Source code of charts:
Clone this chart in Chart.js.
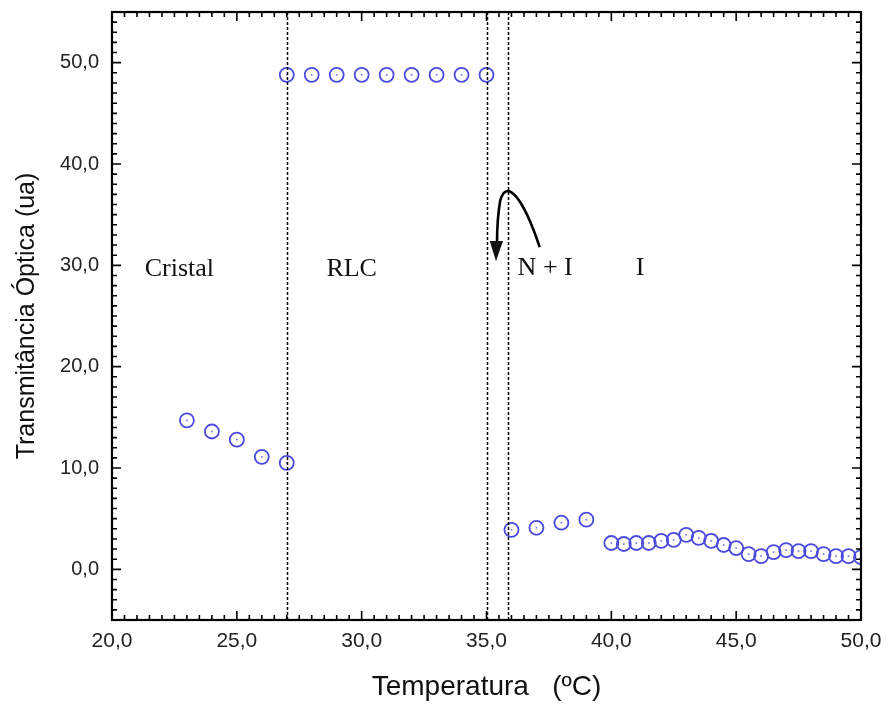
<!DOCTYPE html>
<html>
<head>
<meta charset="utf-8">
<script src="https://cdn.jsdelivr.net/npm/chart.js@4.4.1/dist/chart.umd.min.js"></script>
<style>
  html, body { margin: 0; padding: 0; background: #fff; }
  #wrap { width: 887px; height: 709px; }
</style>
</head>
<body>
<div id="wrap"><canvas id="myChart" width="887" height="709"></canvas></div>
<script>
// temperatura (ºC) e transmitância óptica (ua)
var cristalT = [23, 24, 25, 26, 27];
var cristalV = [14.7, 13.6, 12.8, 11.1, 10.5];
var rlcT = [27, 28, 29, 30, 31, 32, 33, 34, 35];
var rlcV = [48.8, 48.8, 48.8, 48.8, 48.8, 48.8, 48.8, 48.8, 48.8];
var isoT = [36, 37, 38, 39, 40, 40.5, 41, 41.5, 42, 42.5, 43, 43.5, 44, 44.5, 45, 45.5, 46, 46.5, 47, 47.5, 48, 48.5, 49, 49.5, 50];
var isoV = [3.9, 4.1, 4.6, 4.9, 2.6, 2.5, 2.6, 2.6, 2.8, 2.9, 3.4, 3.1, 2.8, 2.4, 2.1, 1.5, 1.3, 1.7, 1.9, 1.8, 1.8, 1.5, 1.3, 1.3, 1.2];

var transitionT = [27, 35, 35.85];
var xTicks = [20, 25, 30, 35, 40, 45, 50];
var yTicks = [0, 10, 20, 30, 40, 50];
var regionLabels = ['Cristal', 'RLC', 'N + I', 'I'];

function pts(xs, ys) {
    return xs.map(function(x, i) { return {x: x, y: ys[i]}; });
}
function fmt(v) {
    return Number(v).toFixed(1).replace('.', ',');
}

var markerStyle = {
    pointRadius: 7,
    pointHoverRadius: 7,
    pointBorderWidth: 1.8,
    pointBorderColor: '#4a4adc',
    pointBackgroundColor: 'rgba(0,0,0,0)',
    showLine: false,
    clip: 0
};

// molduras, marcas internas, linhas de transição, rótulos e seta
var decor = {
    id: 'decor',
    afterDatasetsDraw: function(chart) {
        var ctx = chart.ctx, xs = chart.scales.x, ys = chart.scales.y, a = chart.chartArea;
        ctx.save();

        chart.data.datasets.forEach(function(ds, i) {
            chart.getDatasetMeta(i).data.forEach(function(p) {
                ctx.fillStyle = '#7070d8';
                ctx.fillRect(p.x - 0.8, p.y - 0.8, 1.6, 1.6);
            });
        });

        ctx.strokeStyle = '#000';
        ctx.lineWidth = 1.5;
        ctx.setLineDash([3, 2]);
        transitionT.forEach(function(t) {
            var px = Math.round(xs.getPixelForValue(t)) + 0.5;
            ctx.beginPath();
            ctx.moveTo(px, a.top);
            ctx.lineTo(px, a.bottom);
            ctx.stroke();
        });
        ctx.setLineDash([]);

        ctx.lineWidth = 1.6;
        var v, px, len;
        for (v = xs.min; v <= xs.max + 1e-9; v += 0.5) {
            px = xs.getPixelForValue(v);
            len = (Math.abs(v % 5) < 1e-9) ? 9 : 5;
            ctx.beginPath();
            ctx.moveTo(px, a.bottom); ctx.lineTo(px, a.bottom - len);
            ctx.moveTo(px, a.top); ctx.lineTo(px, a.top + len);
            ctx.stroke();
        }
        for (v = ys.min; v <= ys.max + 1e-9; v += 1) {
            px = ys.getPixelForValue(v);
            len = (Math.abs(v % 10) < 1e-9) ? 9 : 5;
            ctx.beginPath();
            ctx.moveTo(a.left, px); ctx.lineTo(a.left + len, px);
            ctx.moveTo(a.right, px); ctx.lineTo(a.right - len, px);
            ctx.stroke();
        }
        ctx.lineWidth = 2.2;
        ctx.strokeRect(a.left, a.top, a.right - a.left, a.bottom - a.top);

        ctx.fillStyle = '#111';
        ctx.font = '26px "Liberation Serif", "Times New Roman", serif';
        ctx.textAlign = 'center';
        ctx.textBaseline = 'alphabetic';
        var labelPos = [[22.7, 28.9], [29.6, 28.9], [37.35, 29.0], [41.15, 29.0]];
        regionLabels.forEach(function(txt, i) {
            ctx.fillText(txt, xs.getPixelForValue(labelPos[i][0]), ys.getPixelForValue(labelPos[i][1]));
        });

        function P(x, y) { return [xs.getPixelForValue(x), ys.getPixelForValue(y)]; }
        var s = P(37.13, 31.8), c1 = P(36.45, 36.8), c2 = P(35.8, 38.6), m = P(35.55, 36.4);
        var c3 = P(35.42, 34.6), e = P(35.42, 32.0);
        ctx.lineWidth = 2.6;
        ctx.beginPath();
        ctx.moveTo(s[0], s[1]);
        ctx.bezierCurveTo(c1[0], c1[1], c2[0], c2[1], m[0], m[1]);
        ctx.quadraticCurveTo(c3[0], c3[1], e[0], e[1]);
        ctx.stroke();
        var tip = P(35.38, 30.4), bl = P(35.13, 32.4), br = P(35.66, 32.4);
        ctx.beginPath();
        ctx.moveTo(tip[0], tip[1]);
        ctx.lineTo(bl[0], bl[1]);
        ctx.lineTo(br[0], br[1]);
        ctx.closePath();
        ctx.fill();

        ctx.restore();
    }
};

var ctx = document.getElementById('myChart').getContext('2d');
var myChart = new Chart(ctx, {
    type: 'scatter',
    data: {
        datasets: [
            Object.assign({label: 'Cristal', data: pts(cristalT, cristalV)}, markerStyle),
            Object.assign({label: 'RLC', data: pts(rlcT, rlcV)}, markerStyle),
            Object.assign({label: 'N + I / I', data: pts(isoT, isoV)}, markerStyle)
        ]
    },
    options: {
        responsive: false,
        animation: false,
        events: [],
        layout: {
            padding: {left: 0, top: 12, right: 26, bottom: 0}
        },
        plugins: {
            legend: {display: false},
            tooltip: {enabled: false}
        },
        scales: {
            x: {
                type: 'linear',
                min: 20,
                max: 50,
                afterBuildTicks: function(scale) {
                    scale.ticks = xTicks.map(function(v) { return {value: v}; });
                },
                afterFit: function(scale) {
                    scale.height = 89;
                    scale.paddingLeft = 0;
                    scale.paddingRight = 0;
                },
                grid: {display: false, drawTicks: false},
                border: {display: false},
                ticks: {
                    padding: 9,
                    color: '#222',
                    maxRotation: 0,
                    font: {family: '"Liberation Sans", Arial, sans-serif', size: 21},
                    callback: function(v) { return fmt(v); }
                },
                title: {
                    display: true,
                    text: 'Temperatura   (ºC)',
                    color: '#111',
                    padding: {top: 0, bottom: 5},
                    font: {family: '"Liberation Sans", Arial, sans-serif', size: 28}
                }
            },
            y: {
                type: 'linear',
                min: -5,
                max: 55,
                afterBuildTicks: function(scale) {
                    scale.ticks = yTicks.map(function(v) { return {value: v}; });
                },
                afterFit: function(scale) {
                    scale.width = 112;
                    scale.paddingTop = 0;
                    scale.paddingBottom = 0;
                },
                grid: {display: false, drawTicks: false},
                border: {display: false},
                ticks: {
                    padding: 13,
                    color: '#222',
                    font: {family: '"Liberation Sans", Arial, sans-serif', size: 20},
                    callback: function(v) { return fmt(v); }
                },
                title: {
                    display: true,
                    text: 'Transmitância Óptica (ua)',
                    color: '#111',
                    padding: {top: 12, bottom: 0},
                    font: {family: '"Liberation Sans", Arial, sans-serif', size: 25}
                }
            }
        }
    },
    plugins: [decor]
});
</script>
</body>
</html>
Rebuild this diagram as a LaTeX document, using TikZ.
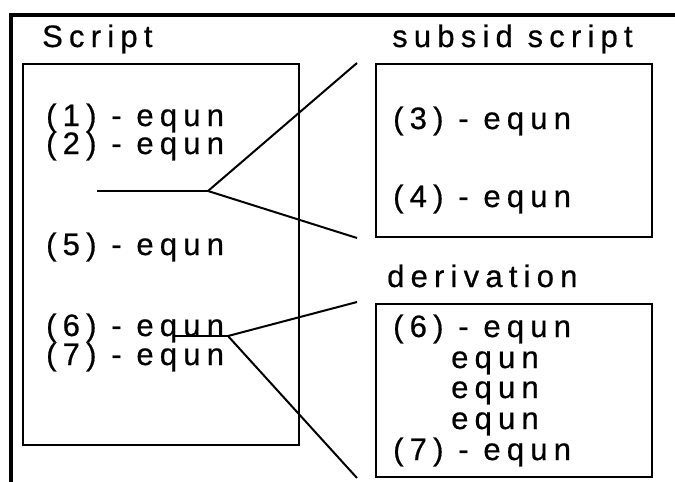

* _Written task_: Output each line exactly; omit every picture.

* _Result of this exercise_:
Clone this chart in Chart.js.
<!DOCTYPE html>
<html>
<head>
<meta charset="utf-8">
<script src="https://cdn.jsdelivr.net/npm/chart.js@4.4.1/dist/chart.umd.min.js"></script>
<style>
  html, body { margin: 0; padding: 0; background: #fff; }
  #wrap { width: 887px; height: 709px; }
</style>
</head>
<body>
<div id="wrap"><canvas id="myChart" width="887" height="709"></canvas></div>
<script>
// temperatura (ºC) e transmitância óptica (ua)
var cristalT = [23, 24, 25, 26, 27];
var cristalV = [14.7, 13.6, 12.8, 11.1, 10.5];
var rlcT = [27, 28, 29, 30, 31, 32, 33, 34, 35];
var rlcV = [48.8, 48.8, 48.8, 48.8, 48.8, 48.8, 48.8, 48.8, 48.8];
var isoT = [36, 37, 38, 39, 40, 40.5, 41, 41.5, 42, 42.5, 43, 43.5, 44, 44.5, 45, 45.5, 46, 46.5, 47, 47.5, 48, 48.5, 49, 49.5, 50];
var isoV = [3.9, 4.1, 4.6, 4.9, 2.6, 2.5, 2.6, 2.6, 2.8, 2.9, 3.4, 3.1, 2.8, 2.4, 2.1, 1.5, 1.3, 1.7, 1.9, 1.8, 1.8, 1.5, 1.3, 1.3, 1.2];

var transitionT = [27, 35, 35.85];
var xTicks = [20, 25, 30, 35, 40, 45, 50];
var yTicks = [0, 10, 20, 30, 40, 50];
var regionLabels = ['Cristal', 'RLC', 'N + I', 'I'];

function pts(xs, ys) {
    return xs.map(function(x, i) { return {x: x, y: ys[i]}; });
}
function fmt(v) {
    return Number(v).toFixed(1).replace('.', ',');
}

var markerStyle = {
    pointRadius: 7,
    pointHoverRadius: 7,
    pointBorderWidth: 1.8,
    pointBorderColor: '#4a4adc',
    pointBackgroundColor: 'rgba(0,0,0,0)',
    showLine: false,
    clip: 0
};

// molduras, marcas internas, linhas de transição, rótulos e seta
var decor = {
    id: 'decor',
    afterDatasetsDraw: function(chart) {
        var ctx = chart.ctx, xs = chart.scales.x, ys = chart.scales.y, a = chart.chartArea;
        ctx.save();

        chart.data.datasets.forEach(function(ds, i) {
            chart.getDatasetMeta(i).data.forEach(function(p) {
                ctx.fillStyle = '#7070d8';
                ctx.fillRect(p.x - 0.8, p.y - 0.8, 1.6, 1.6);
            });
        });

        ctx.strokeStyle = '#000';
        ctx.lineWidth = 1.5;
        ctx.setLineDash([3, 2]);
        transitionT.forEach(function(t) {
            var px = Math.round(xs.getPixelForValue(t)) + 0.5;
            ctx.beginPath();
            ctx.moveTo(px, a.top);
            ctx.lineTo(px, a.bottom);
            ctx.stroke();
        });
        ctx.setLineDash([]);

        ctx.lineWidth = 1.6;
        var v, px, len;
        for (v = xs.min; v <= xs.max + 1e-9; v += 0.5) {
            px = xs.getPixelForValue(v);
            len = (Math.abs(v % 5) < 1e-9) ? 9 : 5;
            ctx.beginPath();
            ctx.moveTo(px, a.bottom); ctx.lineTo(px, a.bottom - len);
            ctx.moveTo(px, a.top); ctx.lineTo(px, a.top + len);
            ctx.stroke();
        }
        for (v = ys.min; v <= ys.max + 1e-9; v += 1) {
            px = ys.getPixelForValue(v);
            len = (Math.abs(v % 10) < 1e-9) ? 9 : 5;
            ctx.beginPath();
            ctx.moveTo(a.left, px); ctx.lineTo(a.left + len, px);
            ctx.moveTo(a.right, px); ctx.lineTo(a.right - len, px);
            ctx.stroke();
        }
        ctx.lineWidth = 2.2;
        ctx.strokeRect(a.left, a.top, a.right - a.left, a.bottom - a.top);

        ctx.fillStyle = '#111';
        ctx.font = '26px "Liberation Serif", "Times New Roman", serif';
        ctx.textAlign = 'center';
        ctx.textBaseline = 'alphabetic';
        var labelPos = [[22.7, 28.9], [29.6, 28.9], [37.35, 29.0], [41.15, 29.0]];
        regionLabels.forEach(function(txt, i) {
            ctx.fillText(txt, xs.getPixelForValue(labelPos[i][0]), ys.getPixelForValue(labelPos[i][1]));
        });

        function P(x, y) { return [xs.getPixelForValue(x), ys.getPixelForValue(y)]; }
        var s = P(37.13, 31.8), c1 = P(36.45, 36.8), c2 = P(35.8, 38.6), m = P(35.55, 36.4);
        var c3 = P(35.42, 34.6), e = P(35.42, 32.0);
        ctx.lineWidth = 2.6;
        ctx.beginPath();
        ctx.moveTo(s[0], s[1]);
        ctx.bezierCurveTo(c1[0], c1[1], c2[0], c2[1], m[0], m[1]);
        ctx.quadraticCurveTo(c3[0], c3[1], e[0], e[1]);
        ctx.stroke();
        var tip = P(35.38, 30.4), bl = P(35.13, 32.4), br = P(35.66, 32.4);
        ctx.beginPath();
        ctx.moveTo(tip[0], tip[1]);
        ctx.lineTo(bl[0], bl[1]);
        ctx.lineTo(br[0], br[1]);
        ctx.closePath();
        ctx.fill();

        ctx.restore();
    }
};

var ctx = document.getElementById('myChart').getContext('2d');
var myChart = new Chart(ctx, {
    type: 'scatter',
    data: {
        datasets: [
            Object.assign({label: 'Cristal', data: pts(cristalT, cristalV)}, markerStyle),
            Object.assign({label: 'RLC', data: pts(rlcT, rlcV)}, markerStyle),
            Object.assign({label: 'N + I / I', data: pts(isoT, isoV)}, markerStyle)
        ]
    },
    options: {
        responsive: false,
        animation: false,
        events: [],
        layout: {
            padding: {left: 0, top: 12, right: 26, bottom: 0}
        },
        plugins: {
            legend: {display: false},
            tooltip: {enabled: false}
        },
        scales: {
            x: {
                type: 'linear',
                min: 20,
                max: 50,
                afterBuildTicks: function(scale) {
                    scale.ticks = xTicks.map(function(v) { return {value: v}; });
                },
                afterFit: function(scale) {
                    scale.height = 89;
                    scale.paddingLeft = 0;
                    scale.paddingRight = 0;
                },
                grid: {display: false, drawTicks: false},
                border: {display: false},
                ticks: {
                    padding: 9,
                    color: '#222',
                    maxRotation: 0,
                    font: {family: '"Liberation Sans", Arial, sans-serif', size: 21},
                    callback: function(v) { return fmt(v); }
                },
                title: {
                    display: true,
                    text: 'Temperatura   (ºC)',
                    color: '#111',
                    padding: {top: 0, bottom: 5},
                    font: {family: '"Liberation Sans", Arial, sans-serif', size: 28}
                }
            },
            y: {
                type: 'linear',
                min: -5,
                max: 55,
                afterBuildTicks: function(scale) {
                    scale.ticks = yTicks.map(function(v) { return {value: v}; });
                },
                afterFit: function(scale) {
                    scale.width = 112;
                    scale.paddingTop = 0;
                    scale.paddingBottom = 0;
                },
                grid: {display: false, drawTicks: false},
                border: {display: false},
                ticks: {
                    padding: 13,
                    color: '#222',
                    font: {family: '"Liberation Sans", Arial, sans-serif', size: 20},
                    callback: function(v) { return fmt(v); }
                },
                title: {
                    display: true,
                    text: 'Transmitância Óptica (ua)',
                    color: '#111',
                    padding: {top: 12, bottom: 0},
                    font: {family: '"Liberation Sans", Arial, sans-serif', size: 25}
                }
            }
        }
    },
    plugins: [decor]
});
</script>
</body>
</html>
Rebuild this diagram as a LaTeX document, using TikZ.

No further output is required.